Even in the most intelligent system, what you see is never perfect.
Sensors drift. Noise creeps in. Latency blurs the signal.
The system acts not on truth, but on an impression of the truth.
This is the quiet challenge of measurement error—a persistent distortion between the state that is, and the state that is sensed.
And to design control in this world of partial vision, we must ask a deeper question:
Can a system still remain stable, even when the inputs and measurements are flawed?
This is where Input-to-State Stability (ISS) enters with quiet strength.
ISS is a general framework in nonlinear control theory.
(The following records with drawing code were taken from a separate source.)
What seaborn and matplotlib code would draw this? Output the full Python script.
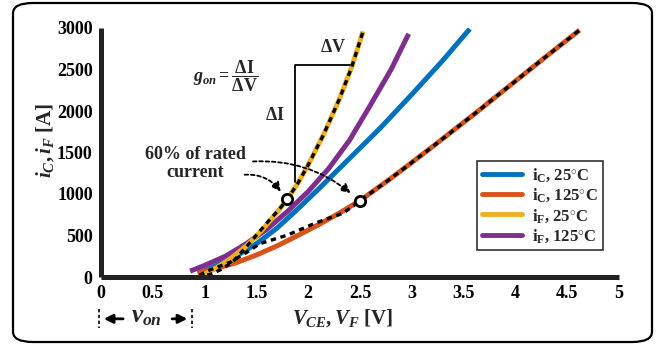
import matplotlib
matplotlib.use('Agg')
import matplotlib.pyplot as plt
from matplotlib.lines import Line2D
from matplotlib.patches import FancyBboxPatch
import numpy as np
import pandas as pd
import seaborn as sns

# curves: voltage [V], current [A]
v_ic25 = [0.95, 1.1, 1.3, 1.5, 1.7, 1.9, 2.1, 2.4, 2.7, 3.0, 3.3, 3.56]
i_ic25 = [50, 130, 250, 400, 590, 820, 1060, 1430, 1800, 2200, 2610, 2990]
v_ic125 = [0.93, 1.1, 1.3, 1.5, 1.7, 1.9, 2.1, 2.3, 2.5, 2.8, 3.2, 3.6, 4.0, 4.3, 4.62]
i_ic125 = [50, 100, 170, 265, 375, 500, 630, 770, 920, 1190, 1570, 1960, 2360, 2660, 2975]
v_if25 = [0.98, 1.1, 1.25, 1.4, 1.55, 1.7, 1.8, 1.9, 2.0, 2.15, 2.3, 2.42, 2.53]
i_if25 = [20, 100, 220, 370, 560, 780, 940, 1130, 1350, 1720, 2140, 2530, 2960]
v_if125 = [0.86, 1.0, 1.2, 1.4, 1.6, 1.8, 2.0, 2.2, 2.4, 2.6, 2.8, 2.97]
i_if125 = [70, 140, 250, 400, 575, 790, 1030, 1310, 1650, 2070, 2500, 2930]

# dashed fits
v_fit_f = [0.93, 1.05, 1.15, 1.27, 1.46, 1.6, 1.73, 1.8, 1.9, 2.0, 2.15, 2.3, 2.42, 2.53]
i_fit_f = [0, 30, 85, 180, 445, 650, 830, 940, 1130, 1350, 1720, 2140, 2530, 2960]
v_fit_c = [0.95, 1.05, 1.25, 1.41, 1.53, 1.8, 2.07, 2.34, 2.5, 2.8, 3.2, 3.6, 4.0, 4.3, 4.62]
i_fit_c = [20, 84, 180, 300, 400, 505, 650, 770, 920, 1190, 1570, 1960, 2360, 2660, 2975]

# 60% rated current operating points
v_op = [1.8, 2.5]
i_op = [940, 920]

labels = [r'i$_{\rm C}$, 25$^{\circ}$C', r'i$_{\rm C}$, 125$^{\circ}$C',
          r'i$_{\rm F}$, 25$^{\circ}$C', r'i$_{\rm F}$, 125$^{\circ}$C']
colors = ['#0072BD', '#D95319', '#EDB120', '#7E2F8E']

sns.set_theme(style='white')
plt.rcParams['font.family'] = ['Liberation Serif', 'DejaVu Serif']
plt.rcParams['font.weight'] = 'bold'
plt.rcParams['mathtext.fontset'] = 'custom'
plt.rcParams['mathtext.rm'] = 'Liberation Serif:bold'
plt.rcParams['mathtext.it'] = 'Liberation Serif:italic:bold'
plt.rcParams['mathtext.bf'] = 'Liberation Serif:bold'

frames = []
for name, vv, ii in zip(labels, [v_ic25, v_ic125, v_if25, v_if125],
                        [i_ic25, i_ic125, i_if25, i_if125]):
    frames.append(pd.DataFrame({'v': vv, 'i': ii, 'curve': name}))
df = pd.concat(frames, ignore_index=True)

fig = plt.figure(figsize=(6.62, 3.44), dpi=100)
ax = fig.add_axes([101/662, 67/344, 518/662, 249/344])

draw_order = [0, 1, 3, 2]
for k in draw_order:
    sns.lineplot(data=df[df['curve'] == labels[k]], x='v', y='i', color=colors[k],
                 linewidth=3.6, sort=False, estimator=None, ax=ax, legend=False,
                 solid_capstyle='butt', solid_joinstyle='round')

for vv, ii in [(v_fit_f, i_fit_f), (v_fit_c, i_fit_c)]:
    ax.plot(vv, ii, color='black', linewidth=2.4, linestyle=(0, (1.6, 1.4)))

ax.scatter(v_op, i_op, s=55, facecolor='white', edgecolor='black', linewidth=2, zorder=5)

ax.set_xlim(0, 5)
ax.set_ylim(0, 3000)
ax.set_xticks([0, 0.5, 1, 1.5, 2, 2.5, 3, 3.5, 4, 4.5, 5])
ax.set_xticklabels(['0', '0.5', '1', '1.5', '2', '2.5', '3', '3.5', '4', '4.5', '5'])
ax.set_yticks([0, 500, 1000, 1500, 2000, 2500, 3000])
sns.despine(ax=ax)
for s in ['left', 'bottom']:
    ax.spines[s].set_linewidth(3.6)
    ax.spines[s].set_color('#222222')
    ax.spines[s].set_capstyle('butt')
ax.tick_params(axis='both', direction='in', length=6, width=3.5, color='#222222',
               labelsize=13, pad=6, labelcolor='black')
for t in ax.get_xticklabels() + ax.get_yticklabels():
    t.set_fontweight('bold')
ax.set_xlabel('')
ax.set_ylabel('')

# axis labels
fig.text(45/662, 1 - 140/344, r'$i_C, i_F$ [A]', rotation=90, ha='center', va='center',
         fontsize=15, fontweight='bold')
ax.text(2.33, -0.165, r'$V_{CE}, V_F$ [V]', transform=ax.get_xaxis_transform(),
        ha='center', va='center', fontsize=15, fontweight='bold')

# v_on marker under the axis
tr = ax.get_xaxis_transform()
for xv in [-0.02, 0.88]:
    ax.plot([xv, xv], [-0.13, -0.205], transform=tr, color='black', linewidth=1.2,
            linestyle=(0, (2, 1.5)), clip_on=False)
ax.text(0.44, -0.16, r'$v_{on}$', transform=tr, ha='center', va='center', fontsize=18)
ax.annotate('', xy=(0.0, -0.168), xytext=(0.24, -0.168), xycoords=tr, textcoords=tr,
            arrowprops=dict(arrowstyle='-|>', color='black', lw=2, mutation_scale=13))
ax.annotate('', xy=(0.86, -0.168), xytext=(0.66, -0.168), xycoords=tr, textcoords=tr,
            arrowprops=dict(arrowstyle='-|>', color='black', lw=2, mutation_scale=13))

# transconductance construction
ax.plot([1.87, 1.87, 2.40], [1150, 2560, 2560], color='black', linewidth=1.3)
ax.text(2.24, 2770, r'$\mathbf{\Delta}$V', ha='center', va='center', fontsize=13)
ax.text(1.68, 1950, r'$\mathbf{\Delta}$I', ha='center', va='center', fontsize=13)
ax.text(1.2, 2420, r'$g_{on} = \dfrac{\mathbf{\Delta I}}{\mathbf{\Delta V}}$',
        ha='center', va='center', fontsize=13)

# rated current note
ax.text(0.91, 1370, '60% of rated\ncurrent', ha='center', va='center', fontsize=13,
        linespacing=1.1)
ax.annotate('', xy=(2.43, 990), xytext=(1.44, 1390),
            arrowprops=dict(arrowstyle='-|>', color='black', lw=1.3, linestyle=(0, (2, 1.5)),
                            connectionstyle='arc3,rad=-0.2', mutation_scale=14))
ax.annotate('', xy=(1.75, 1000), xytext=(1.36, 1230),
            arrowprops=dict(arrowstyle='-|>', color='black', lw=1.3, linestyle=(0, (2, 1.5)),
                            connectionstyle='arc3,rad=-0.3', mutation_scale=14))

handles = [Line2D([], [], color=c, linewidth=3.5) for c in colors]
leg = ax.legend(handles, labels, loc='upper left', bbox_to_anchor=(0.726, 0.465),
                fontsize=12, frameon=True, fancybox=False, handlelength=2.4,
                borderpad=0.3, labelspacing=0.15, handletextpad=0.6, borderaxespad=0)
leg.get_frame().set_edgecolor('black')
leg.get_frame().set_linewidth(1.2)

# rounded border around the whole figure
fig.patches.append(FancyBboxPatch((13/662, 2/344), 639/662, 339/344,
                                  boxstyle='round,pad=0,rounding_size=0.03',
                                  transform=fig.transFigure, fill=False,
                                  edgecolor='black', linewidth=1.6))

fig.savefig('out.png', dpi=100)
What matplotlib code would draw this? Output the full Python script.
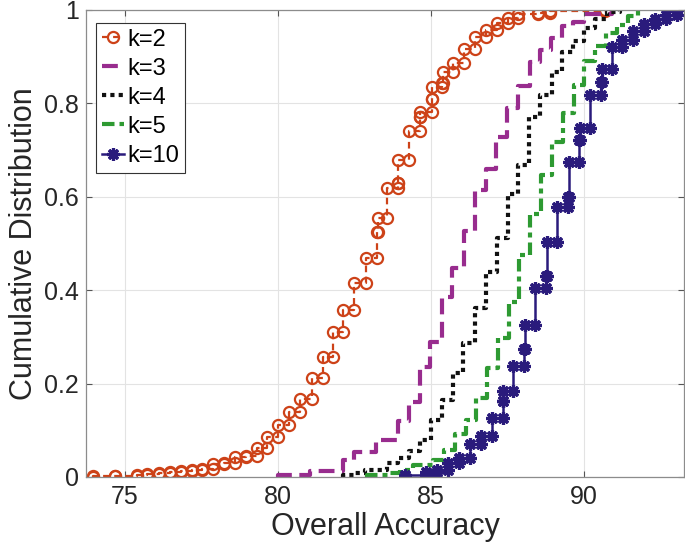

It tells us that a system doesn’t need perfect inputs—or perfect knowledge—to behave well.
It only needs a bounded relationship between the input disturbance and the state response.
In simple terms:
If you give the system a bounded disturbance—like sensor noise, or estimation error—it will respond with a bounded deviation.
And as the error shrinks, so does the state’s deviation.
ISS guarantees that the system doesn’t spiral away. It holds steady, even when the data trembles.
Formally, a system is input-to-state stable if there exists a class of functions such that:
‖x(t)‖ ≤ β(‖x(0)‖, t) + γ(sup‖w(t)‖)
Where:
– x(t) is the state of the system,
– w(t) is the input disturbance (such as measurement error),
– β decays over time, and
– γ captures the influence of the disturbance.
What does this mean, in practice?
It means that as long as the measurement error remains bounded, the system state will not explode.
It means that the system’s behavior is not brittle. It is gracefully tolerant.
And it means we can design controllers, observers, and estimators that do not demand perfection, but still ensure performance.
For autonomous aircraft and embedded control systems, this is crucial:
– GPS readings may jitter.
– Accelerometers may drift.
– Vision systems may misclassify features in bad light.
Yet with ISS-aware control, these errors do not destabilize the mission.
They bend the trajectory—but never break the loop.
More importantly, ISS provides a framework for proving stability in the presence of measurement error—allowing for robust Lyapunov function construction and formal certification, even when the inputs to the controller are approximate or corrupted.
Because in the real world, control is not about absolute accuracy.
It’s about resilience in uncertainty.
It’s about systems that keep their center—no matter how blurred the signal becomes.
And in that center lies the deepest kind of stability:
Not from silence, but from the ability to listen well through noise.